→ WHAT NEEDS TO BE DONE: In the listing below, find the line that contains "Reproduce this chart with Plotly." and the line that contains "import plotly.graph_objects as go". Quote both and every line between them, exactly, and nothing more.
:: DATA FOR PROCESSING ::
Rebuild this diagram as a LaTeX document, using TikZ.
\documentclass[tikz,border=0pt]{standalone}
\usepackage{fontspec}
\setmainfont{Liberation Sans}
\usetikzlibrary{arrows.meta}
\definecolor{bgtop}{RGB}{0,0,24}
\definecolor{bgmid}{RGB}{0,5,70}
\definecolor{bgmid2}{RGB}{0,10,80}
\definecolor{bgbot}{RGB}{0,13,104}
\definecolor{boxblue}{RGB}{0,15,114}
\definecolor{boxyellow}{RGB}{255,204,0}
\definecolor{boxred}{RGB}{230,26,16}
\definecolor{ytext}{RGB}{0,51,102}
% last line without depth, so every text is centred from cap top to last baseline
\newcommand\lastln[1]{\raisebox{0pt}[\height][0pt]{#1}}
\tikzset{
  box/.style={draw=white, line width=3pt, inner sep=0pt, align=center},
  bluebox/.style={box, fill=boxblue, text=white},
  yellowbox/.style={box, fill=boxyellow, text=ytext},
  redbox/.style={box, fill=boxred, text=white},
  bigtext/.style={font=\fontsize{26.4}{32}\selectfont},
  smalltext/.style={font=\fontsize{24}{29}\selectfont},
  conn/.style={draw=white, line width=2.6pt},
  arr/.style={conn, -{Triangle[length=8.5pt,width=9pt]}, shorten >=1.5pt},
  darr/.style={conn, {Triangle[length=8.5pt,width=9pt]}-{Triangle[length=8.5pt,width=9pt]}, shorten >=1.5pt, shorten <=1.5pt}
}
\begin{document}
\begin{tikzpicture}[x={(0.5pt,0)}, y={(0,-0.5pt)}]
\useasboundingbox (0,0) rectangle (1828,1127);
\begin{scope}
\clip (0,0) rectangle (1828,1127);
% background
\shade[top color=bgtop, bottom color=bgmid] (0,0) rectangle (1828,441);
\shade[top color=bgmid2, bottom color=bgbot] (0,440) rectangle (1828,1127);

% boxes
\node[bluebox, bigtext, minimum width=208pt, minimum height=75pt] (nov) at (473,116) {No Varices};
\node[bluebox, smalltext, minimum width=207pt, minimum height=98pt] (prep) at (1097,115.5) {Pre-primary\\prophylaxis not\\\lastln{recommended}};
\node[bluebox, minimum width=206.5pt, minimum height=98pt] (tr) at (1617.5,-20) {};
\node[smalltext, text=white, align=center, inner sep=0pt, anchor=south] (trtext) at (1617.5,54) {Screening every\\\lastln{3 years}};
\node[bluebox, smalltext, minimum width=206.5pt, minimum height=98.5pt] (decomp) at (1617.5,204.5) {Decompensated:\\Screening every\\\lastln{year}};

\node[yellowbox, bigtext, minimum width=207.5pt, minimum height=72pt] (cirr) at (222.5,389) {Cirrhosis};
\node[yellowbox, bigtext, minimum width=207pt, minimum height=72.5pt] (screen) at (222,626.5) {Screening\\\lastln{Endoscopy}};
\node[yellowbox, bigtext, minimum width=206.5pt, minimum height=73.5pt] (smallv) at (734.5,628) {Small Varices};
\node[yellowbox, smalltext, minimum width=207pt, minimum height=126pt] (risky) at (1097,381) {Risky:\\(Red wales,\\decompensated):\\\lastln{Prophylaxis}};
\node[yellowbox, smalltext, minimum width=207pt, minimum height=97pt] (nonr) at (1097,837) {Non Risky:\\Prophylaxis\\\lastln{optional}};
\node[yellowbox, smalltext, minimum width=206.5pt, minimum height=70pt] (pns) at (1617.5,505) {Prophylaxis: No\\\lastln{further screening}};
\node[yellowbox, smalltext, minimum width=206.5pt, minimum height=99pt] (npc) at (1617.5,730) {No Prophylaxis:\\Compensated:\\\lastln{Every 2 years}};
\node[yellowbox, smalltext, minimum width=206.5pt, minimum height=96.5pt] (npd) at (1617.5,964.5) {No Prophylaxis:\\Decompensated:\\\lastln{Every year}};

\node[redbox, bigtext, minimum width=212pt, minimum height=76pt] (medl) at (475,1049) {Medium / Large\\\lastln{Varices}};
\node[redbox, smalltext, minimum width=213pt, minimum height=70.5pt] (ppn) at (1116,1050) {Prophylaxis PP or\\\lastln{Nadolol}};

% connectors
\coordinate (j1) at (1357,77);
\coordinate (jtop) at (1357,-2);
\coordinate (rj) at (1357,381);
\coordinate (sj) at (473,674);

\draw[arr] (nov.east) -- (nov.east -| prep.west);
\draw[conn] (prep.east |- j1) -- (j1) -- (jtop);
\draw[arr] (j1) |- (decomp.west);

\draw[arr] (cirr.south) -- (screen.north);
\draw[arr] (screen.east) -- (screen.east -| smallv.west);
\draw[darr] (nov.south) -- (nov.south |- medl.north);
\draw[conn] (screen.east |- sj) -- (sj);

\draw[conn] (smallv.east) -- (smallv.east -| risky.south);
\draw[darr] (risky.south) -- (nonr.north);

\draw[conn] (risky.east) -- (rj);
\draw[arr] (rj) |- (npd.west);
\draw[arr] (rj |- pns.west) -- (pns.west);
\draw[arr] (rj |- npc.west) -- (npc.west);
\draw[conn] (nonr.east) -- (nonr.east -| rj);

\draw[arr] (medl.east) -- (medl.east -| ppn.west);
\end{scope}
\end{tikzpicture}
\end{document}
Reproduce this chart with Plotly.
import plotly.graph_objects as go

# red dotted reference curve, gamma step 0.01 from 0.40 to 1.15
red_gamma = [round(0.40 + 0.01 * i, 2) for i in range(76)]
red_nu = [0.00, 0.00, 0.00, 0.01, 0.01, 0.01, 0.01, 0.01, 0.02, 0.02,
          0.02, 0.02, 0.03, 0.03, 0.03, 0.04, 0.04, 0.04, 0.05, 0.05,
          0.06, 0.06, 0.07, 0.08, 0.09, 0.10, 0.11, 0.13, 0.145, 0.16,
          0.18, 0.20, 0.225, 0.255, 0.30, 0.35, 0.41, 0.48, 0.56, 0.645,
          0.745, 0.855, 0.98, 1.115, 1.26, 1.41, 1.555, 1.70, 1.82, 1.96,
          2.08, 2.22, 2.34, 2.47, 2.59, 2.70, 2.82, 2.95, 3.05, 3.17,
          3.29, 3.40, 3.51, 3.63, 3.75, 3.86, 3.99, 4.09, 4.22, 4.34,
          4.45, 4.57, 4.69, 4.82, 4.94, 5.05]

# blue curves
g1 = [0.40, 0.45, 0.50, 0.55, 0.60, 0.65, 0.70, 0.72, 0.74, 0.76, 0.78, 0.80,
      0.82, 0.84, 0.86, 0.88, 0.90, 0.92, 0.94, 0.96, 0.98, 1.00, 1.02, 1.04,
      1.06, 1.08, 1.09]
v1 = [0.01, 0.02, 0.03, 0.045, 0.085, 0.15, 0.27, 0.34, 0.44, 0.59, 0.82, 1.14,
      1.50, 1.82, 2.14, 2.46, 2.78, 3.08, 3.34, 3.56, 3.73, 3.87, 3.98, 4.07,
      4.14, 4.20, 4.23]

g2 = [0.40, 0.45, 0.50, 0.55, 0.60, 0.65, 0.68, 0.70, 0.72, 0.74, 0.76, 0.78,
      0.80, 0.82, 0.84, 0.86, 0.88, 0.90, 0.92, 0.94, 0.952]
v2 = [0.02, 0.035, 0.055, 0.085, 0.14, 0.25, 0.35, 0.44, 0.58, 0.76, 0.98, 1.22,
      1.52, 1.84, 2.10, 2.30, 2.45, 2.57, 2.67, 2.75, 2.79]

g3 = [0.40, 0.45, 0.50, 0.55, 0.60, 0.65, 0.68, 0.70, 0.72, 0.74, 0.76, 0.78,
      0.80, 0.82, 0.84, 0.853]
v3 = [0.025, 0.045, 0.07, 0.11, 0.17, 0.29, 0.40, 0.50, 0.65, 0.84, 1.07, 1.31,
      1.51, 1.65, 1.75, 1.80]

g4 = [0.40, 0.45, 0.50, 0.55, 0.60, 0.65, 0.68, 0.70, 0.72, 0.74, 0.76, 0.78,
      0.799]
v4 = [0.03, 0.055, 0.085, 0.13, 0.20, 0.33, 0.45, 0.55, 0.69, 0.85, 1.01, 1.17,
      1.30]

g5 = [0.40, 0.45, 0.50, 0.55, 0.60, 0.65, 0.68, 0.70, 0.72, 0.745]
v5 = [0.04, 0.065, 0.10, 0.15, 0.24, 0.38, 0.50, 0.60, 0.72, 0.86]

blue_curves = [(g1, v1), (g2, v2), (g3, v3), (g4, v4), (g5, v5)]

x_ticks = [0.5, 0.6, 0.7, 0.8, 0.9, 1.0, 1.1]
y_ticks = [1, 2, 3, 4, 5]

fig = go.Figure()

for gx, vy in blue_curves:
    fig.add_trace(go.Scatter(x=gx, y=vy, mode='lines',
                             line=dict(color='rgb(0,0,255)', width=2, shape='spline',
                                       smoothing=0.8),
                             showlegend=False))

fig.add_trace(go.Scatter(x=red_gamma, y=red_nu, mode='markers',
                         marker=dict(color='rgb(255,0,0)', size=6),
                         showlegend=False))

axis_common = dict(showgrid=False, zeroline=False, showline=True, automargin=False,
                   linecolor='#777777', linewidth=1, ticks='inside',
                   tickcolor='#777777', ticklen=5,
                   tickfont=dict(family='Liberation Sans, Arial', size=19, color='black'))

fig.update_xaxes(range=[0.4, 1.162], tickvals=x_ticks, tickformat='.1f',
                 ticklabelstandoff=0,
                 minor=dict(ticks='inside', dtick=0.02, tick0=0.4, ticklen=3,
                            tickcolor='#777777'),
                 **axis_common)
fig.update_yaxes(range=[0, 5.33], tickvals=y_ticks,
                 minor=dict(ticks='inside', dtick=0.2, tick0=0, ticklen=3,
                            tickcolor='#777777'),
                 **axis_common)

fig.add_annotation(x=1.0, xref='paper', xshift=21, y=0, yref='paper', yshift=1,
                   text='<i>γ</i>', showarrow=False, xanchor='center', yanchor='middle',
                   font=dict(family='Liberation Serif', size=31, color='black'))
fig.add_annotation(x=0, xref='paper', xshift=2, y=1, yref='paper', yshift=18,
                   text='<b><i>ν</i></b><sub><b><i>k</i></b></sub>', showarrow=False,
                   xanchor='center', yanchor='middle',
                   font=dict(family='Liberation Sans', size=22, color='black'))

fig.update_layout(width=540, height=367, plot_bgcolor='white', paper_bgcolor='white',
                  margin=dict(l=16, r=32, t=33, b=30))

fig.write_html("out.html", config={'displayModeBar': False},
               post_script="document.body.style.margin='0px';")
:::
→ FINAL ANSWER:
Reproduce this chart with Plotly.
import plotly.graph_objects as go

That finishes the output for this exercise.